In the blame game over rising oil and gasoline prices speculators often take center stage.
Dennis Kelleher argues speculators are to blame. Kelleher, a former securities lawyer, is president of Better Markets, a non-profit organization dedicated to Wall Street reform. He’s testifying before Congress on the matter on Wednesday.
Gas prices have skyrocketed more than 40% in the last few months and are almost $5 a gallon in many places. Americans once again want to know why costs are climbing so high and so quickly. The answer? Not the Persian Gulf, but Wall Street.
Why Wall Street? A few years ago Wall Street invented “commodity index funds” that have poured some $400 billion into speculating in commodities.
Now, there is broad agreement — from airlines to coffee chains to farmers to President Obama — that excessive speculation in commodity markets is needlessly driving up prices.
So it’s not a question of if, but how much of an effect does this speculation have on Americans’ rising food and energy bills?
Surprisingly, the same bank that created those index funds also admits that speculation has driven up prices needlessly.
In a report last year, Goldman Sachs said that when speculators open contracts worth one million barrels of oil, the price of a barrel rises by 10 cents across the whole market.
That doesn’t sound like much, except that when you total up all the speculative buying you get a premium of $23.39 per barrel, according to one estimate.
The hundreds of billions of dollars poured into the oil and agriculture markets have had a marked effect.
As in any market, when dollars go in, the market has to adjust — in this case with prices going up.
Even though more contracts can be created so that these new buyers can be accommodated, there has to be an incentive for sellers to come into the market and take the other side of those contracts. That incentive comes in the form of higher prices.
Making matters worse, all these speculative commodity contracts periodically expire and then have to be repurchased, or “rolled,” which also increases the upward price pressure.
To better grasp this issue, it helps to understand the difference between commodity markets and capital markets.
Commodity markets — including those for wheat, corn and crude oil — are very different from capital markets, which exist for anyone to speculate in stocks.
The commodity markets, however, are for commercial purchasers and producers to control their risks by hedging against future price moves.
Commodity futures markets were created so that wheat farmers and oil producers could sell their products today — even though they won’t produce and deliver them for months.
A food company that uses wheat to make cereal could pay a farmer today for delivery in a few months. The farmer can then plant his crops knowing there will be a buyer at a set price come harvest time.
Similarly, commercial buyers can plan today because they know what price they will pay tomorrow. Commodity futures markets allow buyers and sellers to match up and ensure that they get paid.
Speculators are allowed to participate on a limited basis because there aren’t always enough sellers to match the demand for buyers, or buyers to match the availability of sales.
For decades, market participants have known that commodity markets work best when speculators make up 30 percent of market activity, with the remaining 70 percent devoted to commercial traders.

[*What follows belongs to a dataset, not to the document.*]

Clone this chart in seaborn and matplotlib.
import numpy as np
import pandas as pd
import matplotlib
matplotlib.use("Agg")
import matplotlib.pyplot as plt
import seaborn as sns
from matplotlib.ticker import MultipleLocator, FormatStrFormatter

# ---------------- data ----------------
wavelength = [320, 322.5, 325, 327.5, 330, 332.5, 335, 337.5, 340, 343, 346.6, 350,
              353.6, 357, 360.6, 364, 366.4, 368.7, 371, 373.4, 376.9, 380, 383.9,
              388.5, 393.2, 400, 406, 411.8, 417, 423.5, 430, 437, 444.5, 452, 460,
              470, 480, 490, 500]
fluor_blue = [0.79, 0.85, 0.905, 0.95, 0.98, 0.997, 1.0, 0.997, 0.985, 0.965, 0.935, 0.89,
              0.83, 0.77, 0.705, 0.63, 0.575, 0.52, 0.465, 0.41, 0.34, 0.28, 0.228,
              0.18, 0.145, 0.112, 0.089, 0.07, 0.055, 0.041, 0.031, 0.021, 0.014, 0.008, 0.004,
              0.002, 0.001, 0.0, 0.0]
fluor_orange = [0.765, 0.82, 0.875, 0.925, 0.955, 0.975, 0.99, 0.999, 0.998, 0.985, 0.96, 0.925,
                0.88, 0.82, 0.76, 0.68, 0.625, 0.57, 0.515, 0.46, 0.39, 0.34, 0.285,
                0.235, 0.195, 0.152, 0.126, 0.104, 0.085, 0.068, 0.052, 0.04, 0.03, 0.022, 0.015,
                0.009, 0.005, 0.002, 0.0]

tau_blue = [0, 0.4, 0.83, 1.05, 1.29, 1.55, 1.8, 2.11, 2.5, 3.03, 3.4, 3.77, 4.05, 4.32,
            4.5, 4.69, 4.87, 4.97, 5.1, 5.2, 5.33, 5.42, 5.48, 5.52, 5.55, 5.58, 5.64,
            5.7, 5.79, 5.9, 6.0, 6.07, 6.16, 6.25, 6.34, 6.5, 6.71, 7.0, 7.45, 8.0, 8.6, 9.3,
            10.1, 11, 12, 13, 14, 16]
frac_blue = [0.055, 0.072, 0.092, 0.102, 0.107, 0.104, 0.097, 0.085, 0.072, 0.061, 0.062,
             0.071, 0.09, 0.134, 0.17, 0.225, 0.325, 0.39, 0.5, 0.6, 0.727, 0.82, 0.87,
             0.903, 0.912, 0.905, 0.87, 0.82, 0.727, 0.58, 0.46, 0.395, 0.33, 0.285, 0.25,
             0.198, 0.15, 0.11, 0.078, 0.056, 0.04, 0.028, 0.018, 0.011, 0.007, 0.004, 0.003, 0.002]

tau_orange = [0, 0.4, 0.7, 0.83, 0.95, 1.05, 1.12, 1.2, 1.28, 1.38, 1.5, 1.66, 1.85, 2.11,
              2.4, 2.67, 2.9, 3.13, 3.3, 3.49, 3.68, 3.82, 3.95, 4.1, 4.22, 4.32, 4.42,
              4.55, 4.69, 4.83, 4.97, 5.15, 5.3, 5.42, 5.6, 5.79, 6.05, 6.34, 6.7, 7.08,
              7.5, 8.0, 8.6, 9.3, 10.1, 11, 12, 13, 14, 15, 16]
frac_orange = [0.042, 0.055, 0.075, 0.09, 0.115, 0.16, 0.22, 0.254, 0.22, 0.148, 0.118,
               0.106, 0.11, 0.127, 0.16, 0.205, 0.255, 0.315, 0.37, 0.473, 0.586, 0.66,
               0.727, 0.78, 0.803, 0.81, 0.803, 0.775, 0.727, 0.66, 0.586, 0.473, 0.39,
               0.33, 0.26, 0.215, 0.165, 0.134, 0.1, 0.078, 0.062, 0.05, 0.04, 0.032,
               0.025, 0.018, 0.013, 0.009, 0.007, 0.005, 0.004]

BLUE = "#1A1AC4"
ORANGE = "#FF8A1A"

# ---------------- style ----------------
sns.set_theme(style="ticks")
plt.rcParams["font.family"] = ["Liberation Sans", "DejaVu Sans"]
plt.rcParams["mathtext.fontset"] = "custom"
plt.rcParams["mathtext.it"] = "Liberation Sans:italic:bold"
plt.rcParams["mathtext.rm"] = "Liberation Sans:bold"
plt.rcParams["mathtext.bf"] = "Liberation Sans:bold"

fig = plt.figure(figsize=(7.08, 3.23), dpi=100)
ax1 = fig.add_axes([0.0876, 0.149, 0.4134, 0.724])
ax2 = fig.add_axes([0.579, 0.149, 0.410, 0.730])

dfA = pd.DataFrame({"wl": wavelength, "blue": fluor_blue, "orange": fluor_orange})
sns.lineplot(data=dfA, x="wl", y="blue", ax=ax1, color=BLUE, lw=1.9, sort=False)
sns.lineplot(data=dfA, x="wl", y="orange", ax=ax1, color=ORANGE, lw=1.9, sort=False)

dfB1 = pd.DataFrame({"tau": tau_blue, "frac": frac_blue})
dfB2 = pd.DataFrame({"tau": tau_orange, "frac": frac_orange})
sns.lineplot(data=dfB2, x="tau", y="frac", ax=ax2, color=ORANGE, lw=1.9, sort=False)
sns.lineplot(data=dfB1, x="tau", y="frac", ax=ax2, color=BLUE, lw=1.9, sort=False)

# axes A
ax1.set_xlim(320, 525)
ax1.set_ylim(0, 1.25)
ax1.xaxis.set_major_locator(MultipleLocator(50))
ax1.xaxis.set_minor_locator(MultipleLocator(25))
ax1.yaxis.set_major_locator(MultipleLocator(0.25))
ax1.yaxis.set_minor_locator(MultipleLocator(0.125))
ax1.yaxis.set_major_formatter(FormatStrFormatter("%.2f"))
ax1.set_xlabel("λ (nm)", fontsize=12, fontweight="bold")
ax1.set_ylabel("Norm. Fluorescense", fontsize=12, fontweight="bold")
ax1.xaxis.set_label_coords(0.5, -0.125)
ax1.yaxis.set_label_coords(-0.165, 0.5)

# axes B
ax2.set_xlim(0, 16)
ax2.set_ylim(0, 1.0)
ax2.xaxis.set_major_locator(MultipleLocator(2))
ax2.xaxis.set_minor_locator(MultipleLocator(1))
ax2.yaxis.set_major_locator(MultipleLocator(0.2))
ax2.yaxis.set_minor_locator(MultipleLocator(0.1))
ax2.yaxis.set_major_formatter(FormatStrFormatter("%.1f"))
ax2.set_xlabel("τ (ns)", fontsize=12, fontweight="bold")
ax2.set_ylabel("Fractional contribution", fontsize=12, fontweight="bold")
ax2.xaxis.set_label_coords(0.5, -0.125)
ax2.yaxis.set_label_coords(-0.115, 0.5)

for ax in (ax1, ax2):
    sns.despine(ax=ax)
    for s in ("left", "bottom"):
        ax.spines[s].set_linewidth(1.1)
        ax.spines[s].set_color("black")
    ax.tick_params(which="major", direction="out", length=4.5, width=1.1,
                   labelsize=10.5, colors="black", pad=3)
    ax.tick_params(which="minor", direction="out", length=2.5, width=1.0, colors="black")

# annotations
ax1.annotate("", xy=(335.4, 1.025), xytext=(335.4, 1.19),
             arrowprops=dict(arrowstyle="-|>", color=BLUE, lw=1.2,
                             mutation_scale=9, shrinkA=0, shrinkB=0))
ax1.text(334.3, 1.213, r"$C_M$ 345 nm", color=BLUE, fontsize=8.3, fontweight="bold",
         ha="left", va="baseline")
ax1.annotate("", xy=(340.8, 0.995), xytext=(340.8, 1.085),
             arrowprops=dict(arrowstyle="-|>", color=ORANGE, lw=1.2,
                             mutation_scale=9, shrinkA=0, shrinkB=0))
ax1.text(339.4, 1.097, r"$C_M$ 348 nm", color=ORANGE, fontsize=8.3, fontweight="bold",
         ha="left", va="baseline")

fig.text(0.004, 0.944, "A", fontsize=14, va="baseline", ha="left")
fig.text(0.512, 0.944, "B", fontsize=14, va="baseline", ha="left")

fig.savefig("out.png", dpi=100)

With the new tidal wave of investment, that ratio has flipped. Now, speculators are about 70 percent of activity in many commodity markets and commercial hedgers only about 30 percent. This is largely the result of investment banks creating and selling “commodity index funds” that gamble on, and usually drive up, food and energy prices.
Our organization, Better Markets, has conducted a comprehensive study showing that this “invasion of the commodity index funds” has radically changed the price structure of commodity markets.
In the past, prices were based largely on supply and demand, but they are now driven up by investors placing self-fulfilling bets on higher prices for oil, wheat and other products.
The study finds strong evidence of a direct causal link between speculative buying and selling, and changes in commodity price curves resulting in increasing prices.
To combat this and, in particular, to remove the speculative price distortion, commodity index funds should be prohibited.
Congress included language in the Dodd-Frank Act to “diminish, eliminate, or prevent excessive speculation.”
The Commodity Futures Trading Commission took a good first step in October by establishing a ceiling on speculation across the physical commodities markets, though more needs to be done to ensure that Americans will stop getting gouged at the pump and the dinner table.
Yet, Wall Street never gives up, even after striking out in the legislative and regulatory arena.
It is now attempting to get a federal court to overturn this modest, sensible regulation designed to protect American families and businesses to protect their tremendous profits and bonuses.
This must stop. Excessive speculation defeats the very purpose for the commodity markets, which have been taken over and distorted by speculators gambling on future price moves.
If speculation is stopped, prices can be again tied to supply and demand, and not the whims of Wall Street. And that, in turn, will provide relief at the pump.